◆ **Source excerpt**
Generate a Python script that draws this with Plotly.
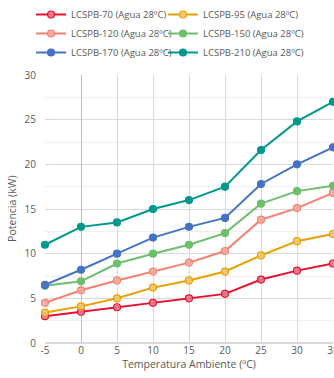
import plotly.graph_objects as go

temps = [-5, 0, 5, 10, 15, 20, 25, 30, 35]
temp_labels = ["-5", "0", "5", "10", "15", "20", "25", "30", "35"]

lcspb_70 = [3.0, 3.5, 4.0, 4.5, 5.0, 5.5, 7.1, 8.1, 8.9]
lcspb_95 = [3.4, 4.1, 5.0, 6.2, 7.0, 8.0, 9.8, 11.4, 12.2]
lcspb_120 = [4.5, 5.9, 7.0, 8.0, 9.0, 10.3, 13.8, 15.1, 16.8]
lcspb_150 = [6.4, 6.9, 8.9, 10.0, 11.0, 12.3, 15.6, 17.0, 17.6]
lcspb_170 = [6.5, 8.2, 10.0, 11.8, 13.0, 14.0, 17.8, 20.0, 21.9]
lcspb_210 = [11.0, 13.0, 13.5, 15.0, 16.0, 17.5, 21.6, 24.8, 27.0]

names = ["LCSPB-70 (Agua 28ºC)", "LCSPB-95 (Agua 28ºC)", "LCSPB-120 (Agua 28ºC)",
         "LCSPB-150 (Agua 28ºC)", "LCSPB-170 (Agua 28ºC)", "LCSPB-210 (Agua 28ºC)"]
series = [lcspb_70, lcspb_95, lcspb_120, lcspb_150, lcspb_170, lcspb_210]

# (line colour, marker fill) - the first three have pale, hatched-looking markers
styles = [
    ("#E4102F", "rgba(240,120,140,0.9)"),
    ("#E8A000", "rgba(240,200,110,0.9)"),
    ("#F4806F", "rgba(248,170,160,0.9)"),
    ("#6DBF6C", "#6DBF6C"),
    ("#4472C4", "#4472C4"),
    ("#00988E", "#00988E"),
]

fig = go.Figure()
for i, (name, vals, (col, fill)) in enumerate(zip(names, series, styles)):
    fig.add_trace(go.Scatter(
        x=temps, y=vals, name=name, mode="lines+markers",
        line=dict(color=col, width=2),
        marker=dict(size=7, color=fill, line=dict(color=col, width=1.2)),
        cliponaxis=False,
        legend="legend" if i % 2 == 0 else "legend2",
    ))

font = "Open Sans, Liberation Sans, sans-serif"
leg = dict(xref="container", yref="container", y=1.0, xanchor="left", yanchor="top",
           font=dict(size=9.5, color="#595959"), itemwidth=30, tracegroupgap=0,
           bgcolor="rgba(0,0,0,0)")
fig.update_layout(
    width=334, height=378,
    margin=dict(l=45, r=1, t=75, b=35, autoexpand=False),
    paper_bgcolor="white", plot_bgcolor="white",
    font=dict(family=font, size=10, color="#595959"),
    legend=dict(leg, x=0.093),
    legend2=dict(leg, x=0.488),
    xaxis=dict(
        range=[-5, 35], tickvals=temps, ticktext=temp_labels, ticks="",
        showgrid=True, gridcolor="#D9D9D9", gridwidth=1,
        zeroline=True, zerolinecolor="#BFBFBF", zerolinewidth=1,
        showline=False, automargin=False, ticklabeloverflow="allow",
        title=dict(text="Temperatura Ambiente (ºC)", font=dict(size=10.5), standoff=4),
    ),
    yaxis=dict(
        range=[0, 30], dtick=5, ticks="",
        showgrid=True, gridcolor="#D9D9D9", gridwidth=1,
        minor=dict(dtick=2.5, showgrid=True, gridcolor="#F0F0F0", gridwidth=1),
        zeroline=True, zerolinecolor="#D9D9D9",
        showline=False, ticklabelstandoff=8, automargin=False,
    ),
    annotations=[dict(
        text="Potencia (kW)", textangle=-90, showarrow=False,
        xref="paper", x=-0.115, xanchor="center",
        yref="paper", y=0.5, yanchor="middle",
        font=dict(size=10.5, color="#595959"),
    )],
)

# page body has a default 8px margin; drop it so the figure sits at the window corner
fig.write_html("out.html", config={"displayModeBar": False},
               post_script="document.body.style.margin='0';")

◆ **What the task asks**
Transcribe all the data word for word; the images stay out.

◆ **The solution**
Generate a Python script that draws this with Plotly.
import plotly.graph_objects as go

temps = [-5, 0, 5, 10, 15, 20, 25, 30, 35]
temp_labels = ["-5", "0", "5", "10", "15", "20", "25", "30", "35"]

lcspb_70 = [3.0, 3.5, 4.0, 4.5, 5.0, 5.5, 7.1, 8.1, 8.9]
lcspb_95 = [3.4, 4.1, 5.0, 6.2, 7.0, 8.0, 9.8, 11.4, 12.2]
lcspb_120 = [4.5, 5.9, 7.0, 8.0, 9.0, 10.3, 13.8, 15.1, 16.8]
lcspb_150 = [6.4, 6.9, 8.9, 10.0, 11.0, 12.3, 15.6, 17.0, 17.6]
lcspb_170 = [6.5, 8.2, 10.0, 11.8, 13.0, 14.0, 17.8, 20.0, 21.9]
lcspb_210 = [11.0, 13.0, 13.5, 15.0, 16.0, 17.5, 21.6, 24.8, 27.0]

names = ["LCSPB-70 (Agua 28ºC)", "LCSPB-95 (Agua 28ºC)", "LCSPB-120 (Agua 28ºC)",
         "LCSPB-150 (Agua 28ºC)", "LCSPB-170 (Agua 28ºC)", "LCSPB-210 (Agua 28ºC)"]
series = [lcspb_70, lcspb_95, lcspb_120, lcspb_150, lcspb_170, lcspb_210]

# (line colour, marker fill) - the first three have pale, hatched-looking markers
styles = [
    ("#E4102F", "rgba(240,120,140,0.9)"),
    ("#E8A000", "rgba(240,200,110,0.9)"),
    ("#F4806F", "rgba(248,170,160,0.9)"),
    ("#6DBF6C", "#6DBF6C"),
    ("#4472C4", "#4472C4"),
    ("#00988E", "#00988E"),
]

fig = go.Figure()
for i, (name, vals, (col, fill)) in enumerate(zip(names, series, styles)):
    fig.add_trace(go.Scatter(
        x=temps, y=vals, name=name, mode="lines+markers",
        line=dict(color=col, width=2),
        marker=dict(size=7, color=fill, line=dict(color=col, width=1.2)),
        cliponaxis=False,
        legend="legend" if i % 2 == 0 else "legend2",
    ))

font = "Open Sans, Liberation Sans, sans-serif"
leg = dict(xref="container", yref="container", y=1.0, xanchor="left", yanchor="top",
           font=dict(size=9.5, color="#595959"), itemwidth=30, tracegroupgap=0,
           bgcolor="rgba(0,0,0,0)")
fig.update_layout(
    width=334, height=378,
    margin=dict(l=45, r=1, t=75, b=35, autoexpand=False),
    paper_bgcolor="white", plot_bgcolor="white",
    font=dict(family=font, size=10, color="#595959"),
    legend=dict(leg, x=0.093),
    legend2=dict(leg, x=0.488),
    xaxis=dict(
        range=[-5, 35], tickvals=temps, ticktext=temp_labels, ticks="",
        showgrid=True, gridcolor="#D9D9D9", gridwidth=1,
        zeroline=True, zerolinecolor="#BFBFBF", zerolinewidth=1,
        showline=False, automargin=False, ticklabeloverflow="allow",
        title=dict(text="Temperatura Ambiente (ºC)", font=dict(size=10.5), standoff=4),
    ),
    yaxis=dict(
        range=[0, 30], dtick=5, ticks="",
        showgrid=True, gridcolor="#D9D9D9", gridwidth=1,
        minor=dict(dtick=2.5, showgrid=True, gridcolor="#F0F0F0", gridwidth=1),
        zeroline=True, zerolinecolor="#D9D9D9",
        showline=False, ticklabelstandoff=8, automargin=False,
    ),
    annotations=[dict(
        text="Potencia (kW)", textangle=-90, showarrow=False,
        xref="paper", x=-0.115, xanchor="center",
        yref="paper", y=0.5, yanchor="middle",
        font=dict(size=10.5, color="#595959"),
    )],
)

# page body has a default 8px margin; drop it so the figure sits at the window corner
fig.write_html("out.html", config={"displayModeBar": False},
               post_script="document.body.style.margin='0';")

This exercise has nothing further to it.